Forum Moderators: phranque

Message Too Old, No Replies

bots cashing folders outside of domain structure

bots cashing folders outside of domain structure

         

c0c0c0

10:38 pm on Nov 25, 2004 (gmt 0)

10+ Year Member



Good (Insert part of day here) ladies and gentlemen.

I present to you a problem which is probably easy to fix, but is at the moment after doing searching on a few forums I still have not had a solution to. The problem is perplexing to me as well.

I have a site: mywidgets.com I installed phpnuke through cpanel which wanted to install in a directory. I put this in /index I have a redirect which will go into /index.

I have been reading seo for dummies (because…) Anyway, there was a tip on there to see what google had indexed (site:mywidgets.com -pppppp) and noticed the perplexing and shocking part.

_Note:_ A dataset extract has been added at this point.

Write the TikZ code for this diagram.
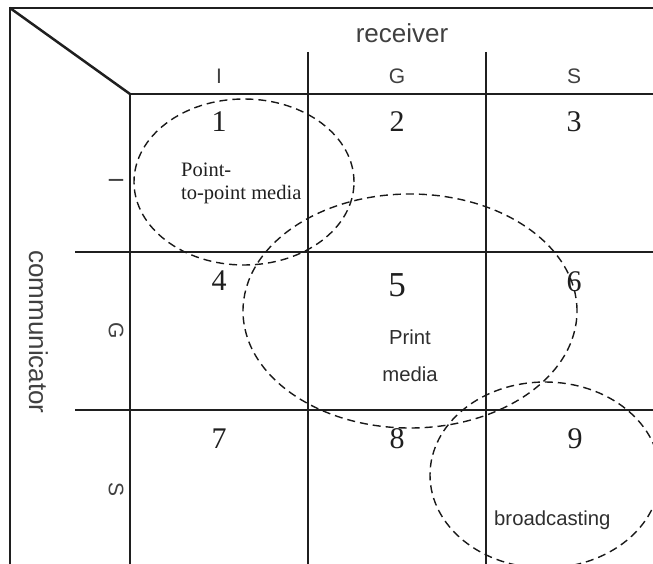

Google had indexed and cashed all of the other directories in /public_html including myotherdomain.com which is in /carrot (parking took care of this and it points to /carrot as the root directory) and some other folders which I do not want any bot good or bad indexing or associating it's self with mywidgets.com

I still want to access these folders, by going to them and don't want it to break anything affecting myotherdomain.com

Do I do this with .htaccess? If so how? If not, then what have I done wrong?

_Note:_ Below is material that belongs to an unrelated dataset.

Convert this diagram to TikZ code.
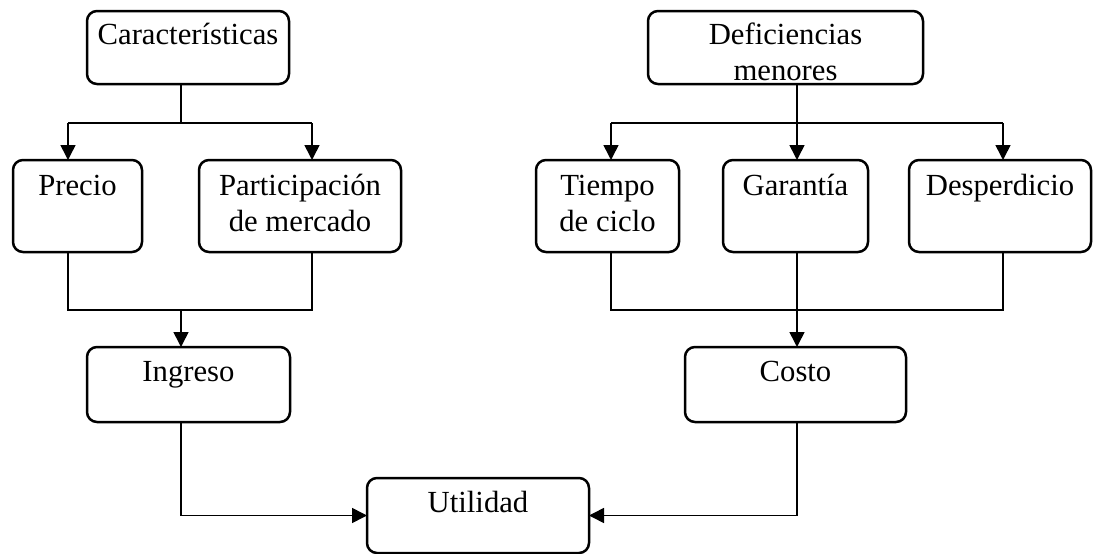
\documentclass[tikz,border=0pt]{standalone}
\usepackage{fontspec}
\setmainfont{Liberation Serif}
\usetikzlibrary{arrows.meta}
\begin{document}
\begin{tikzpicture}[x=1pt,y=-1pt,
  box/.style={draw, line width=2.5pt, rounded corners=10pt, inner sep=0pt, outer sep=0pt},
  lbl/.style={anchor=base, inner sep=0pt, font=\fontsize{30.7}{35}\selectfont},
  conn/.style={line width=1.6pt},
  arr/.style={conn, -{Triangle[length=15pt,width=15pt]}}]
\useasboundingbox (0,0) rectangle (1093,554);
% boxes
\node[box, minimum width=202, minimum height=73] (carac) at (188,47.5) {};
\node[box, minimum width=275, minimum height=73] (defic) at (785.5,47.5) {};
\node[box, minimum width=129, minimum height=92] (precio) at (77.5,206) {};
\node[box, minimum width=202, minimum height=92] (partic) at (300,206) {};
\node[box, minimum width=143, minimum height=92] (tiempo) at (607.5,206) {};
\node[box, minimum width=145, minimum height=92] (garan) at (795.5,206) {};
\node[box, minimum width=182, minimum height=92] (desp) at (1000,206) {};
\node[box, minimum width=203, minimum height=75] (ingreso) at (188.5,384.5) {};
\node[box, minimum width=221, minimum height=75] (costo) at (795.5,384.5) {};
\node[box, minimum width=222, minimum height=75] (util) at (478,515.5) {};
% labels
\node[lbl] (tcarac) at (188,44) {Características};
\node[lbl] (tdefic1) at (785.5,44) {Deficiencias};
\node[lbl] (tdefic2) at (785.5,80) {menores};
\node[lbl] (tprecio) at (77.5,195) {Precio};
\node[lbl] (tpartic1) at (300,195) {Participación};
\node[lbl] (tpartic2) at (300,231) {de mercado};
\node[lbl] (ttiempo1) at (607.5,195) {Tiempo};
\node[lbl] (ttiempo2) at (607.5,231) {de ciclo};
\node[lbl] (tgaran) at (795.5,195) {Garantía};
\node[lbl] (tdesp) at (1000,195) {Desperdicio};
\node[lbl] (tingreso) at (188.5,381) {Ingreso};
\node[lbl] (tcosto) at (795.5,381) {Costo};
\node[lbl] (tutil) at (478,512) {Utilidad};
% junction coordinates
\coordinate (jL1) at (181,123);
\coordinate (aP) at (68,123);
\coordinate (aM) at (312,123);
\coordinate (jR1) at (797,123);
\coordinate (aT) at (611,123);
\coordinate (aD) at (1003,123);
\coordinate (jL2) at (181,310);
\coordinate (jR2) at (797,310);
% top-left tree
\draw[conn] (carac.south -| jL1) -- (jL1);
\draw[conn] (aP) -- (aM);
\draw[arr] (aP) -- (aP |- precio.north);
\draw[arr] (aM) -- (aM |- partic.north);
% top-right tree
\draw[arr] (defic.south -| jR1) -- (jR1 |- garan.north);
\draw[conn] (aT) -- (aD);
\draw[arr] (aT) -- (aT |- tiempo.north);
\draw[arr] (aD) -- (aD |- desp.north);
% middle left
\draw[conn] (precio.south -| aP) |- (jL2) -| (partic.south -| aM);
\draw[arr] (jL2) -- (jL2 |- ingreso.north);
% middle right
\draw[conn] (tiempo.south -| aT) |- (jR2) -| (desp.south -| aD);
\draw[arr] (garan.south -| jR2) -- (jR2 |- costo.north);
% bottom
\draw[arr] (ingreso.south -| jL1) |- (util.west);
\draw[arr] (costo.south -| jR1) |- (util.east);
\end{tikzpicture}
\end{document}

Thanks for reading and replying.

sonjay

4:24 am on Nov 26, 2004 (gmt 0)

10+ Year Member



Anything inside your /public_html folder is part of your domain structure, and is fair game to Google and the other search engines unless you tell them not to index it.

How do you that? Use a robots.txt [robotstxt.org] file.

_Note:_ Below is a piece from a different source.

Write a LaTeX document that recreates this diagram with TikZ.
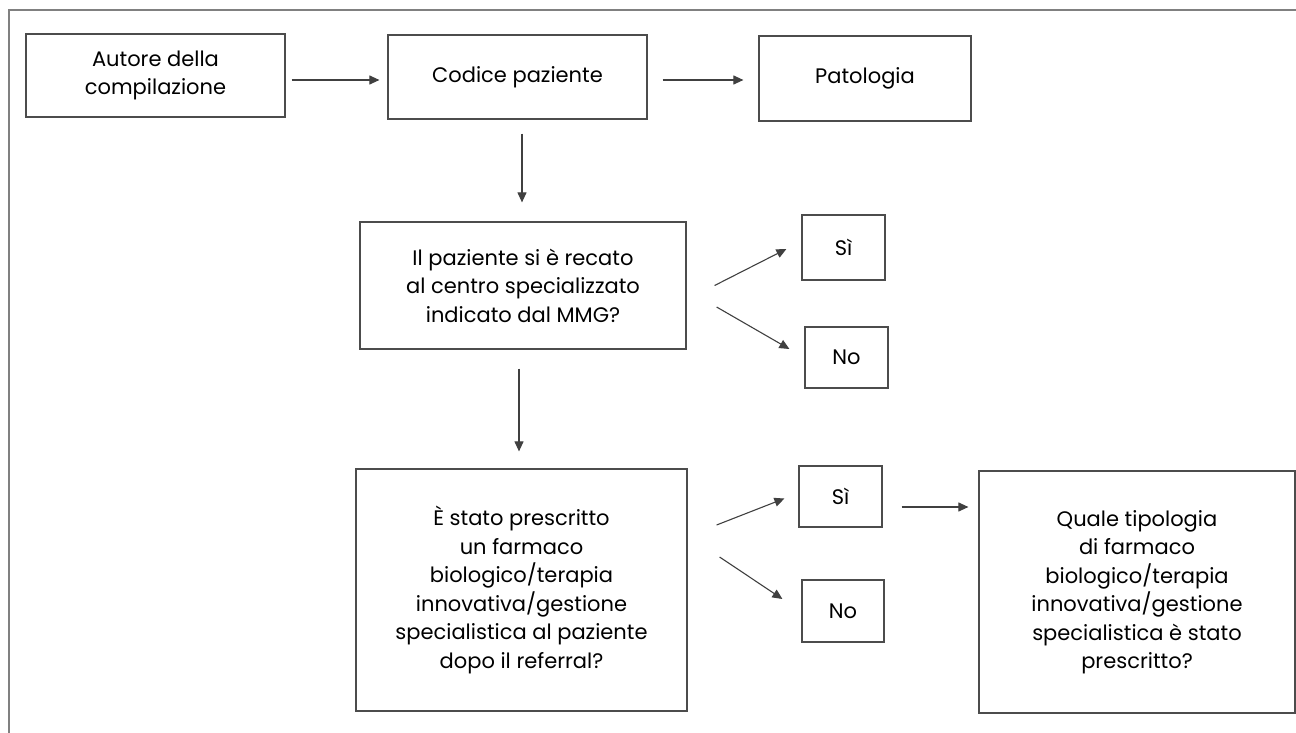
\documentclass[tikz,border=0pt]{standalone}
\usepackage{fontspec}
\setmainfont{Poppins}
\usetikzlibrary{arrows.meta,calc}
\begin{document}
\begin{tikzpicture}[x=1pt,y=-1pt,
  box/.style={draw=black!70, line width=1.2pt, inner sep=0pt, align=center,
    font=\fontsize{21}{28.5}\selectfont, text=black},
  arr/.style={draw=black!75, line width=1.1pt, -{Triangle[length=10pt,width=9pt]}},
]
\useasboundingbox (0,0) rectangle (1296,733);
\draw[black!50, line width=1.6pt] (9,733) -- (9,10) -- (1296,10);

\node[box, minimum width=259pt, minimum height=83pt] (aut) at (155.5,75.5) {Autore della\\compilazione};
\node[box, minimum width=259pt, minimum height=84pt] (cod) at (517.5,77) {Codice paziente};
\node[box, minimum width=212pt, minimum height=85pt] (pat) at (865,78.5) {Patologia};
\node[box, minimum width=326pt, minimum height=127pt] (q1) at (523,285.5) {Il paziente si è recato\\al centro specializzato\\indicato dal MMG?};
\node[box, minimum width=83pt, minimum height=65pt] (si1) at (843.5,247.5) {Sì};
\node[box, minimum width=83pt, minimum height=61pt] (no1) at (846.5,357.5) {No};
\node[box, minimum width=331pt, minimum height=242pt] (q2) at (521.5,590) {È stato prescritto\\un farmaco\\biologico/terapia\\innovativa/gestione\\specialistica al paziente\\dopo il referral?};
\node[box, minimum width=83pt, minimum height=61pt] (si2) at (840.5,496.5) {Sì};
\node[box, minimum width=82pt, minimum height=62pt] (no2) at (843,611) {No};
\node[box, minimum width=316pt, minimum height=242pt] (qua) at (1137,592) {Quale tipologia\\di farmaco\\biologico/terapia\\innovativa/gestione\\specialistica è stato\\prescritto?};

\draw[arr] ($(aut.east)+(6,4.5)$) -- ($(cod.west)+(-8,3)$);
\draw[arr] ($(cod.east)+(15,3)$) -- ($(pat.west)+(-15,1.5)$);
\draw[arr] ($(cod.south -| q1.north)+(-1,14)$) -- ($(q1.north)+(-1,-19)$);
\draw[arr] ($(q1.south -| q2.north)+(-2.5,19)$) -- ($(q2.north)+(-2.5,-17)$);
\draw[arr] ($(q1.east)+(28,0)$) -- ($(si1.west)+(-15,1.5)$);
\draw[arr] ($(q1.east)+(30,21.5)$) -- ($(no1.west)+(-15,-8.5)$);
\draw[arr] ($(q2.east)+(29,-65)$) -- ($(si2.west)+(-14,2)$);
\draw[arr] ($(q2.east)+(32,-33)$) -- ($(no2.west)+(-19,-12)$);
\draw[arr] ($(si2.east)+(19,10.5)$) -- ($(si2.east -| qua.west)+(-10,10.5)$);
\end{tikzpicture}
\end{document}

Here's a nice easy tutorial [searchengineworld.com].

c0c0c0

4:49 am on Nov 26, 2004 (gmt 0)

10+ Year Member



Is there a way you can do an allow only /index?

I don't want to try to remember to modify robots when I have to add or change a folder.

sonjay

5:28 am on Nov 26, 2004 (gmt 0)

10+ Year Member



Not with robots.txt, no. You can only disallow specific directories or files, or disallow everything by saying Disallow: / (meaning disallow everything within the site root).

Do you really not want anything in your site indexed by Google except the home page?

There's probably some method using mod_rewrite in your .htaccess file to accomplish this, but I'm no mod_rewrite expert. Someone else would have to help you with that, if that's what you want.

If you use templates in your site, you could put the per-page "no-index no-follow" robots instruction in the template(s), and then all new pages based on the template(s) be no-indexed no-followed. You wouldn't have to remember to change robots.txt if you go that route.

Or maybe there's some perfect method out there that I'm not thinking of. Maybe someone else will come along and suggest it.

c0c0c0

5:37 am on Nov 26, 2004 (gmt 0)

10+ Year Member



I want everything in /index and it's sub directories indexed.

Since I have /carrot for my other site, I don't want Google or other bots indexing anything in that folder or subfolders because then it will look like I am cloning...

Also I have some personal and work related stuff in the other directories which I don't want to be searchable.